The appearance of Daniel Oren on the podium is rarely a guarantee of enlightenment, but in fairness he kept this ship in sail for at least half the evening. His work on Cavalleria rusticana was unobjectionable; only in Pagliacci did he give a sub-par reading. That may be because he was conducting more for the singers than for the composer; but Leoncavallo's score, while less melodic than Mascagni's for Cav, has more fire in its belly and needs a maestro who's also a dramatist. So while the big moments delivered the goods, intense sequences like Nedda's love duet with Silvio were underpowered.
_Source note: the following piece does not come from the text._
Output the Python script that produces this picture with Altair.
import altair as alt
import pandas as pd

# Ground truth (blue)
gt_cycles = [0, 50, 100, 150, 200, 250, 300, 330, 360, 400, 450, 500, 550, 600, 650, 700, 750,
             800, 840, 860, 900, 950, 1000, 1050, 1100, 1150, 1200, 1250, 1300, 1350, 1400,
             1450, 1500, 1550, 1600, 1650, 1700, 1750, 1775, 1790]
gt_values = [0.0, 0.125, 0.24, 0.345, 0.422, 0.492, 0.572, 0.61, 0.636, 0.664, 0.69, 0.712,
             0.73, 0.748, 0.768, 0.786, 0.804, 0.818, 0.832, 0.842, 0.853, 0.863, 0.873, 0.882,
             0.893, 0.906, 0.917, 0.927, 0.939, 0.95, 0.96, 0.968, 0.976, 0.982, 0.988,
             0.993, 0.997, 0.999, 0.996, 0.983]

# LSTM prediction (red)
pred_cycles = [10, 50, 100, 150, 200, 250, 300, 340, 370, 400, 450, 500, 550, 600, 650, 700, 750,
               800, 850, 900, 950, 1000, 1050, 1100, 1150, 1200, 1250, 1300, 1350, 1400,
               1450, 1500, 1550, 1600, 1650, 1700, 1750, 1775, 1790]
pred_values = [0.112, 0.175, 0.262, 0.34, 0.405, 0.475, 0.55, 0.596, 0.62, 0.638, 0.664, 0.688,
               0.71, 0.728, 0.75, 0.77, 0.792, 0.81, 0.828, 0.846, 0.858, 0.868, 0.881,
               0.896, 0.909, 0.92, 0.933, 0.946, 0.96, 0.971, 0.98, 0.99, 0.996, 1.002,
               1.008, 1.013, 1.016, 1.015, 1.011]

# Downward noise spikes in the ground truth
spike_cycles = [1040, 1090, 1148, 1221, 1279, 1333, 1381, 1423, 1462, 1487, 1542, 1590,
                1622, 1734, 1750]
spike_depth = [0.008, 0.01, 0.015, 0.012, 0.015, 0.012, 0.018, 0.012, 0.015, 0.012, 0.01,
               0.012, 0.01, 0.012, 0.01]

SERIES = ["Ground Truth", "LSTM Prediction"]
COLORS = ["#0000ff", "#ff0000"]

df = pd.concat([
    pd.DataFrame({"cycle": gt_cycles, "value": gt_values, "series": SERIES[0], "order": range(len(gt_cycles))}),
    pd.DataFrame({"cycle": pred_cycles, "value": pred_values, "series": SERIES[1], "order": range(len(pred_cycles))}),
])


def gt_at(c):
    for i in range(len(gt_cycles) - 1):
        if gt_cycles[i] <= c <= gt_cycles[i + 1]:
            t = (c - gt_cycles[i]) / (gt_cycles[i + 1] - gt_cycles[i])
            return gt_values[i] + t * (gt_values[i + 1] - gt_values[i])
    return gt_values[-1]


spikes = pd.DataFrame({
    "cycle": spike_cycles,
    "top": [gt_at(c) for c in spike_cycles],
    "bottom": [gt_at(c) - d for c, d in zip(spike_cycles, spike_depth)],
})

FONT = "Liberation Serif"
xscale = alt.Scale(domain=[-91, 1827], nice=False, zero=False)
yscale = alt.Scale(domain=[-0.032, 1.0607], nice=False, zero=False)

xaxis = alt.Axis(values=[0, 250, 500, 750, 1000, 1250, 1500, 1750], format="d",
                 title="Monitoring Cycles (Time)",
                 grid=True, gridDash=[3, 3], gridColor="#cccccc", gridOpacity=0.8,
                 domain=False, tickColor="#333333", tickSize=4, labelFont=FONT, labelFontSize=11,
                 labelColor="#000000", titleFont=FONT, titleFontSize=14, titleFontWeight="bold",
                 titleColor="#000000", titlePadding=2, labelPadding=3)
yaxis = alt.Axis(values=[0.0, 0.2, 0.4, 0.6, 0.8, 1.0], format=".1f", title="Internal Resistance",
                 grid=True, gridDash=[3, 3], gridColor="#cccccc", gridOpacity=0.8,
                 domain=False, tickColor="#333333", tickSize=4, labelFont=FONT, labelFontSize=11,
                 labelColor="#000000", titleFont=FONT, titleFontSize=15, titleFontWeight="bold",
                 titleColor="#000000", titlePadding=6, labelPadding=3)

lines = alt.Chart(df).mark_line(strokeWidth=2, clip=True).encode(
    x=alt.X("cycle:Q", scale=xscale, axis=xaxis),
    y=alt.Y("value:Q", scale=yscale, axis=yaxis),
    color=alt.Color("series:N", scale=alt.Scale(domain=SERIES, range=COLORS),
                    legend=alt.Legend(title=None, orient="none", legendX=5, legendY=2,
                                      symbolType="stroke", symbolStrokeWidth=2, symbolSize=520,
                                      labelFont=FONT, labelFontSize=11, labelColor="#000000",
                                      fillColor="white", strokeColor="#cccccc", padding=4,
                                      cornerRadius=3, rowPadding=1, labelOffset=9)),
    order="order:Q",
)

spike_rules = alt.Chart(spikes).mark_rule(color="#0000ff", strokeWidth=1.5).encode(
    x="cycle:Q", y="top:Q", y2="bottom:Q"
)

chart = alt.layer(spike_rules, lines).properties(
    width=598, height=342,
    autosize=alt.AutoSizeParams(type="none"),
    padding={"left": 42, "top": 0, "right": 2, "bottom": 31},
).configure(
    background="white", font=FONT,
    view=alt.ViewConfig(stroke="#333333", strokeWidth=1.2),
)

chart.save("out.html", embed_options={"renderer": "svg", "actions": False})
That was no fault of Andrzej Filończyk, the committed Silvio, nor of Carmen Giannattasio who reprised her outstanding Nedda from 2015. They were simply deprived of an electrical charge from the pit.
Two fine casts, then, with excellent work from Martina Belli (Lola) and Luis Gomes (Beppe), and a returning performance of overwhelming grief from Elena Zilio as Mamma Lucia. The moment when she and Garanča wandered through the Pagliacci Intermezzo in an act of reconciliation - and closure on the unfinished business of Cavalleria rusticana - was the silent highlight of an evening that contained almost too many moments of magic.
Keep an eye on next year's WhatsInStage Opera Poll; I'll be surprised if this isn't up for Best Revival.
There are further performances of Cavalleria rusticana and Pagliacci, cast as above, on 12, 15, 19 and 22 December. The production returns, substantially recast, on 6, 9 and 13 January.